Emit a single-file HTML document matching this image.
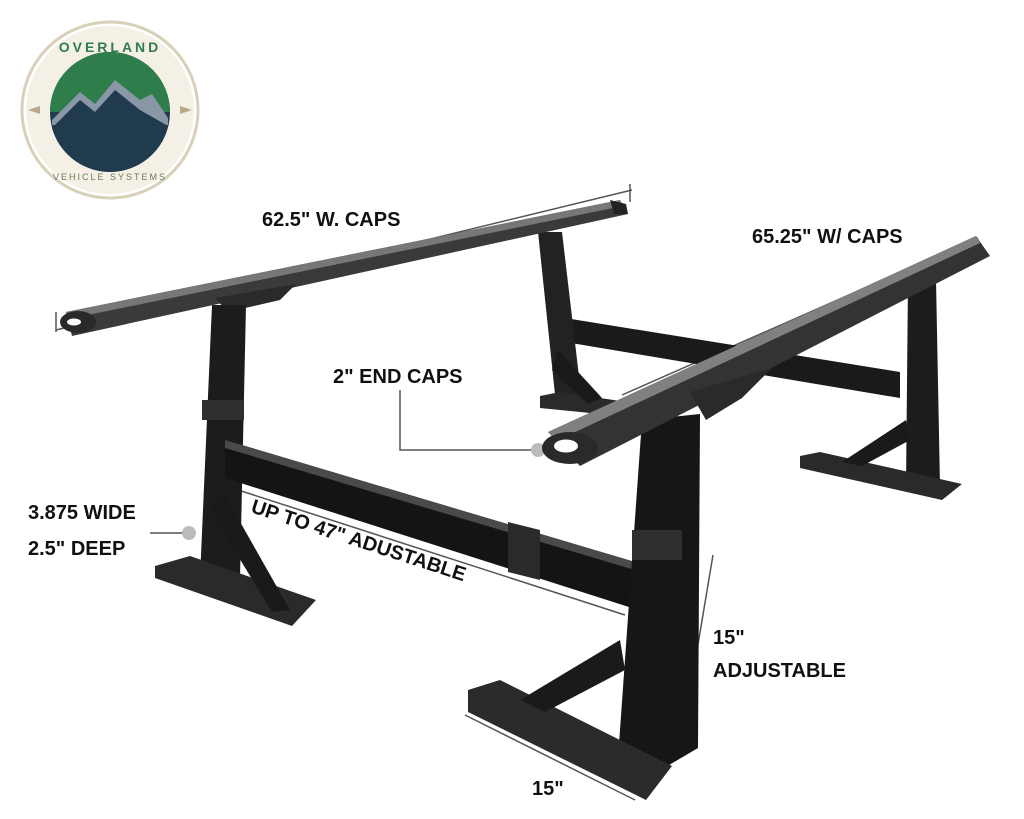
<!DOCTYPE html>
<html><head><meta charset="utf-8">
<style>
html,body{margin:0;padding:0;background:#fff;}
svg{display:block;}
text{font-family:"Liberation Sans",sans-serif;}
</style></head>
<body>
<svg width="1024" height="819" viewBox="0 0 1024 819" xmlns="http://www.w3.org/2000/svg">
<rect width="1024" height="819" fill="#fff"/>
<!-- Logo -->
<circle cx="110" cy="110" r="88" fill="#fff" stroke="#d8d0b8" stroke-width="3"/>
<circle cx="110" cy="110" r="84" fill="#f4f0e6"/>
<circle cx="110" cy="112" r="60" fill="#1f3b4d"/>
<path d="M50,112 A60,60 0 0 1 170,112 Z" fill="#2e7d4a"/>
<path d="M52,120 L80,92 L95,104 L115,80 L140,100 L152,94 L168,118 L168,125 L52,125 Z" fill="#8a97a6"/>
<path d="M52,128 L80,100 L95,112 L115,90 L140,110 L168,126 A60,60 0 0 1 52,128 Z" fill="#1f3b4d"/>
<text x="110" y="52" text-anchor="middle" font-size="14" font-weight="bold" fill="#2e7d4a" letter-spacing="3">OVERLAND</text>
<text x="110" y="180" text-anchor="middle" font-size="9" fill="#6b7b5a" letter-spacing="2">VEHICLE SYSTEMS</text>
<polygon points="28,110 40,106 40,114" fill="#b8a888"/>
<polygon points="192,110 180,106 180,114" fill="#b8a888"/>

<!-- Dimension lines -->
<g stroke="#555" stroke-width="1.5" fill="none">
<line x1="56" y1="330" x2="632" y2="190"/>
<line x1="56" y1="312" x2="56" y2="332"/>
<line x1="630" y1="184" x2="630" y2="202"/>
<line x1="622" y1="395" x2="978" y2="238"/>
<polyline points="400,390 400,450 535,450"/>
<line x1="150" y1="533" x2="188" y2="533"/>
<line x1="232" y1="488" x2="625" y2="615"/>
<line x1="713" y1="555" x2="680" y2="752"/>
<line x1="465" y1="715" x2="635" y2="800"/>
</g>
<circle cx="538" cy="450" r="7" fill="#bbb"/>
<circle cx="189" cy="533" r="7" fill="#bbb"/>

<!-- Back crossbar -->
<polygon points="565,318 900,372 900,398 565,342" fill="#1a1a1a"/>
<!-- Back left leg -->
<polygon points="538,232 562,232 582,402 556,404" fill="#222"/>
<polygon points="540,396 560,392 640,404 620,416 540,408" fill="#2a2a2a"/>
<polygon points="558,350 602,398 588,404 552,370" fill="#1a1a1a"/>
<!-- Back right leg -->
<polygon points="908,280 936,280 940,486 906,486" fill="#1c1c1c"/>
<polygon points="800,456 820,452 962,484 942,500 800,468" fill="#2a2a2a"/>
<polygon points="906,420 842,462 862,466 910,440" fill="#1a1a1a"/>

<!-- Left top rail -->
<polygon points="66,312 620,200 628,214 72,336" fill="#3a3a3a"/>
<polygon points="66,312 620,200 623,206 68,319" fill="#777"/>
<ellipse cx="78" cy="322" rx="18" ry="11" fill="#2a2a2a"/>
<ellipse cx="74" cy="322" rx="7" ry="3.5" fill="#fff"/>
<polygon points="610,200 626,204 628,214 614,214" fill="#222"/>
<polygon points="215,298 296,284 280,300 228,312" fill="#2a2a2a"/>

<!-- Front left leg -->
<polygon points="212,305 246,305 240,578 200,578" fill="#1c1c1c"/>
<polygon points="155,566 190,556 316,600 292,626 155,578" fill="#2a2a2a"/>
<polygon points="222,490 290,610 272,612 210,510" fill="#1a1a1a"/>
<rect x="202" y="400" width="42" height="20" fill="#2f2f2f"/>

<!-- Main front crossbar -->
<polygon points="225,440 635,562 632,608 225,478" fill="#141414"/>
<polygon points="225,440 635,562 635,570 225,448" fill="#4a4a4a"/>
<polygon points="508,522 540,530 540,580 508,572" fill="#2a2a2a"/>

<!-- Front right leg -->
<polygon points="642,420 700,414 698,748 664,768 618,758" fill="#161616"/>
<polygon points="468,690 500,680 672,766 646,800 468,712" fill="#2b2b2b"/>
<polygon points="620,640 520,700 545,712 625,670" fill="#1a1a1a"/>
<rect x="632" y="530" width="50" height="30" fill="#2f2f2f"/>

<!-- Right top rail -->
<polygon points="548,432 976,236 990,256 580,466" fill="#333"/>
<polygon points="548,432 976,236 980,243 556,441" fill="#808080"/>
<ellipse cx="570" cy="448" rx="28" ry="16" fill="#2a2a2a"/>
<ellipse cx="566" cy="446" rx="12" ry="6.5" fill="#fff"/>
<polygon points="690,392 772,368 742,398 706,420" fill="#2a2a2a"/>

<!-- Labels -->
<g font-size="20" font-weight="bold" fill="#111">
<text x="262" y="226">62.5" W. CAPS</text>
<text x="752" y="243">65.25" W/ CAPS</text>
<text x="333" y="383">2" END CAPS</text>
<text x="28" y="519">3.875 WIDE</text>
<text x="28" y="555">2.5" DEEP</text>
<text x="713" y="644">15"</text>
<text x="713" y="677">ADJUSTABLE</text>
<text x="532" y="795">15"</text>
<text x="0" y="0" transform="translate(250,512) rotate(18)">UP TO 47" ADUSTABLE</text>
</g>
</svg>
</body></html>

### [WHAT TO DO]
Leave out the pictures and output the rest of the material exactly as written.

### [CORRECT RESULT]
Emit a single-file HTML document matching this image.
<!DOCTYPE html>
<html><head><meta charset="utf-8">
<style>
html,body{margin:0;padding:0;background:#fff;}
svg{display:block;}
text{font-family:"Liberation Sans",sans-serif;}
</style></head>
<body>
<svg width="1024" height="819" viewBox="0 0 1024 819" xmlns="http://www.w3.org/2000/svg">
<rect width="1024" height="819" fill="#fff"/>
<!-- Logo -->
<circle cx="110" cy="110" r="88" fill="#fff" stroke="#d8d0b8" stroke-width="3"/>
<circle cx="110" cy="110" r="84" fill="#f4f0e6"/>
<circle cx="110" cy="112" r="60" fill="#1f3b4d"/>
<path d="M50,112 A60,60 0 0 1 170,112 Z" fill="#2e7d4a"/>
<path d="M52,120 L80,92 L95,104 L115,80 L140,100 L152,94 L168,118 L168,125 L52,125 Z" fill="#8a97a6"/>
<path d="M52,128 L80,100 L95,112 L115,90 L140,110 L168,126 A60,60 0 0 1 52,128 Z" fill="#1f3b4d"/>
<text x="110" y="52" text-anchor="middle" font-size="14" font-weight="bold" fill="#2e7d4a" letter-spacing="3">OVERLAND</text>
<text x="110" y="180" text-anchor="middle" font-size="9" fill="#6b7b5a" letter-spacing="2">VEHICLE SYSTEMS</text>
<polygon points="28,110 40,106 40,114" fill="#b8a888"/>
<polygon points="192,110 180,106 180,114" fill="#b8a888"/>

<!-- Dimension lines -->
<g stroke="#555" stroke-width="1.5" fill="none">
<line x1="56" y1="330" x2="632" y2="190"/>
<line x1="56" y1="312" x2="56" y2="332"/>
<line x1="630" y1="184" x2="630" y2="202"/>
<line x1="622" y1="395" x2="978" y2="238"/>
<polyline points="400,390 400,450 535,450"/>
<line x1="150" y1="533" x2="188" y2="533"/>
<line x1="232" y1="488" x2="625" y2="615"/>
<line x1="713" y1="555" x2="680" y2="752"/>
<line x1="465" y1="715" x2="635" y2="800"/>
</g>
<circle cx="538" cy="450" r="7" fill="#bbb"/>
<circle cx="189" cy="533" r="7" fill="#bbb"/>

<!-- Back crossbar -->
<polygon points="565,318 900,372 900,398 565,342" fill="#1a1a1a"/>
<!-- Back left leg -->
<polygon points="538,232 562,232 582,402 556,404" fill="#222"/>
<polygon points="540,396 560,392 640,404 620,416 540,408" fill="#2a2a2a"/>
<polygon points="558,350 602,398 588,404 552,370" fill="#1a1a1a"/>
<!-- Back right leg -->
<polygon points="908,280 936,280 940,486 906,486" fill="#1c1c1c"/>
<polygon points="800,456 820,452 962,484 942,500 800,468" fill="#2a2a2a"/>
<polygon points="906,420 842,462 862,466 910,440" fill="#1a1a1a"/>

<!-- Left top rail -->
<polygon points="66,312 620,200 628,214 72,336" fill="#3a3a3a"/>
<polygon points="66,312 620,200 623,206 68,319" fill="#777"/>
<ellipse cx="78" cy="322" rx="18" ry="11" fill="#2a2a2a"/>
<ellipse cx="74" cy="322" rx="7" ry="3.5" fill="#fff"/>
<polygon points="610,200 626,204 628,214 614,214" fill="#222"/>
<polygon points="215,298 296,284 280,300 228,312" fill="#2a2a2a"/>

<!-- Front left leg -->
<polygon points="212,305 246,305 240,578 200,578" fill="#1c1c1c"/>
<polygon points="155,566 190,556 316,600 292,626 155,578" fill="#2a2a2a"/>
<polygon points="222,490 290,610 272,612 210,510" fill="#1a1a1a"/>
<rect x="202" y="400" width="42" height="20" fill="#2f2f2f"/>

<!-- Main front crossbar -->
<polygon points="225,440 635,562 632,608 225,478" fill="#141414"/>
<polygon points="225,440 635,562 635,570 225,448" fill="#4a4a4a"/>
<polygon points="508,522 540,530 540,580 508,572" fill="#2a2a2a"/>

<!-- Front right leg -->
<polygon points="642,420 700,414 698,748 664,768 618,758" fill="#161616"/>
<polygon points="468,690 500,680 672,766 646,800 468,712" fill="#2b2b2b"/>
<polygon points="620,640 520,700 545,712 625,670" fill="#1a1a1a"/>
<rect x="632" y="530" width="50" height="30" fill="#2f2f2f"/>

<!-- Right top rail -->
<polygon points="548,432 976,236 990,256 580,466" fill="#333"/>
<polygon points="548,432 976,236 980,243 556,441" fill="#808080"/>
<ellipse cx="570" cy="448" rx="28" ry="16" fill="#2a2a2a"/>
<ellipse cx="566" cy="446" rx="12" ry="6.5" fill="#fff"/>
<polygon points="690,392 772,368 742,398 706,420" fill="#2a2a2a"/>

<!-- Labels -->
<g font-size="20" font-weight="bold" fill="#111">
<text x="262" y="226">62.5" W. CAPS</text>
<text x="752" y="243">65.25" W/ CAPS</text>
<text x="333" y="383">2" END CAPS</text>
<text x="28" y="519">3.875 WIDE</text>
<text x="28" y="555">2.5" DEEP</text>
<text x="713" y="644">15"</text>
<text x="713" y="677">ADJUSTABLE</text>
<text x="532" y="795">15"</text>
<text x="0" y="0" transform="translate(250,512) rotate(18)">UP TO 47" ADUSTABLE</text>
</g>
</svg>
</body></html>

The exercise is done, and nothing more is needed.